The closure of Alpek SAB de CV's Cooper River PET resin plant in Charleston,

The closure of Alpek SAB de CV's Cooper River PET resin plant in Charleston, S.C., is an effort to "optimize" its footprint, and customers will continue to receive material from other Alpek PET production assets, a company spokesman says.

"We are optimizing all these assets with the shutdown of the Cooper River PET operations," he added. "There are multiple sites that will be involved, and not just one inheriting the products from Cooper River."

Alpek, based in Monterrey, Mexico, announced the closure on March 1. The site was built in the early 1970s, and has annual production capacity of about 375 million pounds, about 2 percent of Alpek's total assets.

Transferring production will enable annual cost reductions of about $20 million through improvements in capacity utilization.

The Cooper River plant operates as part of Alpek's DAK Americas unit. In an email to Plastics News, the Alpek spokesman said that supply needs will be sourced from across all Alpek Polyester PET production assets.

According to the state Department of Employment and Workforce, the plant closure impacted 125 jobs.

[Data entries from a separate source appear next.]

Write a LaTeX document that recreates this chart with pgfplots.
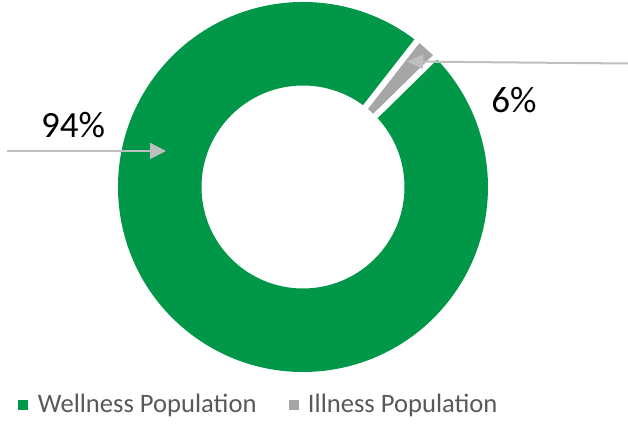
\documentclass[border=0pt]{standalone}
\usepackage{pgfplots}
\pgfplotsset{compat=1.18}
\usepackage{fontspec}
\setmainfont{Carlito}
\usetikzlibrary{arrows.meta}
\definecolor{wgreen}{RGB}{0,152,72}
\definecolor{igray}{RGB}{166,166,166}
\definecolor{agray}{RGB}{191,191,191}
\definecolor{ltext}{RGB}{89,89,89}

\begin{document}
\begin{tikzpicture}
% slice sizes as drawn (percent of the ring)
\def\wellness{97.9}
\def\illness{2.1}
\def\startangle{52}
\pgfmathsetmacro\wend{\startangle+3.6*\wellness}
\pgfmathsetmacro\iend{\wend+3.6*\illness}
\def\Ro{92.5pt}
\def\Ri{50.75pt}
\begin{axis}[
    name=ax,
    scale only axis,
    width=314pt, height=216pt,
    xmin=0, xmax=628, ymin=0, ymax=432,
    hide axis, clip=false,
    legend columns=2,
    legend style={draw=none, fill=none, at={(axis cs:18,27)}, anchor=west,
        inner sep=0pt, text=ltext,
        font=\fontsize{13.3pt}{16pt}\selectfont,
        /tikz/every even column/.append style={column sep=14pt}},
]
\addlegendimage{legend image code/.code={\fill[wgreen] (0pt,-2.25pt) rectangle (4.5pt,2.25pt); \path[draw=none, fill=none] (0pt,0pt) -- (7.5pt,0pt);}}
\addlegendentry{Wellness Population}
\addlegendimage{legend image code/.code={\fill[igray] (0pt,-2.25pt) rectangle (4.5pt,2.25pt); \path[draw=none, fill=none] (0pt,0pt) -- (7.5pt,0pt);}}
\addlegendentry{Illness Population}

% ring
\fill[wgreen] (axis cs:303,245) ++(\startangle:\Ro)
    arc[start angle=\startangle, end angle=\wend, radius=\Ro]
    -- ([shift={(\wend:\Ri)}]axis cs:303,245)
    arc[start angle=\wend, end angle=\startangle, radius=\Ri] -- cycle;
\fill[igray] (axis cs:303,245) ++(\wend:\Ro)
    arc[start angle=\wend, end angle=\iend, radius=\Ro]
    -- ([shift={(\iend:\Ri)}]axis cs:303,245)
    arc[start angle=\iend, end angle=\wend, radius=\Ri] -- cycle;
% white gaps between slices
\draw[white, line width=3pt] ([shift={(\startangle:48pt)}]axis cs:303,245) -- ([shift={(\startangle:95pt)}]axis cs:303,245);
\draw[white, line width=3pt] ([shift={(\wend:48pt)}]axis cs:303,245) -- ([shift={(\wend:95pt)}]axis cs:303,245);

% call-outs
\draw[agray, line width=1pt, -{Triangle[length=8pt, width=8pt]}] (axis cs:7,281) -- (axis cs:166,281);
\draw[agray, line width=1pt, -{Triangle[length=8pt, width=7pt]}] (axis cs:628,368.5) -- (axis cs:407,370.5);
\node[font=\fontsize{18.5pt}{20pt}\selectfont] at (axis cs:73,307) {94\%};
\node[font=\fontsize{18.5pt}{20pt}\selectfont] at (axis cs:514,332) {6\%};
\end{axis}
\pgfresetboundingbox
\path (ax.south west) rectangle (ax.north east);
\end{tikzpicture}
\end{document}
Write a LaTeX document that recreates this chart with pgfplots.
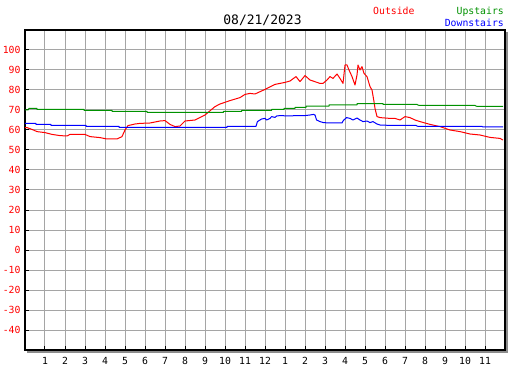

Alpek is a partner in Corpus Christi Polymers LLC, a joint venture that's building a major PET resin and feedstocks plant in Corpus Christi, Texas. After a lengthy hiatus, work on that site resumed in August.

The other partners in the project are PET makers Indorama Ventures of Thailand and Far Eastern New Century of Taiwan. Production is set to begin in 2025 at the plant, which will have annual production capacity of 2.4 billion pounds of PET and 2.9 billion pounds of purified terephthalic acid (PTA) feedstock.

Officials have said the Corpus Christi site will be the largest vertically integrated PET-PTA production plant in the Americas. The JV was formed in 2018 following the $1.1 billion purchase of a partially constructed facility from M&G Group of Italy. Each partner will procure its own raw materials and receive one-third of the PTA and PET produced at the facility to sell and distribute independently.

The Alpek spokesman said that the Corpus Christi project didn't affect the firm's decision to close the Cooper River plant. That decision "was based on optimization of Alpek Polyester's current production assets," he said.

Alpek's decision to close the Cooper River PET plant is not surprising, according to market analyst Phil Karig, managing director of Mathelin Bay Associates in St. Louis.

Karig said that Alpek currently operates about half of all North American PET resin capacity and, with the Cooper River move, "is trimming some of their presumably higher cost production capacity."

Even after the closing, Alpek will be the region's largest PET maker, Karig said, and may be able to integrate the lost Cooper River volume into their other plants through de-bottlenecking or other efficiency gains.

He added that, through the Corpus Christi project, Alpek "will gain additional capacity several times that of Cooper River within the next several years."

Alpek recently released full-year financial results for 2022. The firm set a company record with sales of $10.6 billion, up 37 percent vs. 2021. Alpek's polyester sales for 2022 — including PET, recycled PET, purified terephthalic acid (PTA) feedstock and polyester fibers — were up 45 percent to $7 billion.

The polyester unit's earnings before interest, taxes, depreciation and amortization(EBITDA) for 2022 also jumped 43 percent to $886 million. Production of those materials was up 8 percent to 11.7 billion pounds for the year.

March 1 also marked a leadership change at Alpek with Jorge Young Cerecedo replacing Jose de Jesus Valdez Simancas — known as Pepe, who had been with the firm for 46 years. Valdez Simancas will continue to serve as senior adviser at Alpek's parent firm ALFA.

Cerecedo has been with Alpek for 32 years, most recently serving as president of Alpek Polyester. He'll continue in that role as well as assuming CEO duties.

In a news release, Valdez Simancas said that he was "extremely proud of the outstanding work the entire Alpek team has carried out to continuously transform the company over all these years." Cerecedo added that he "is confident that together we will continue to boost Alpek's growth."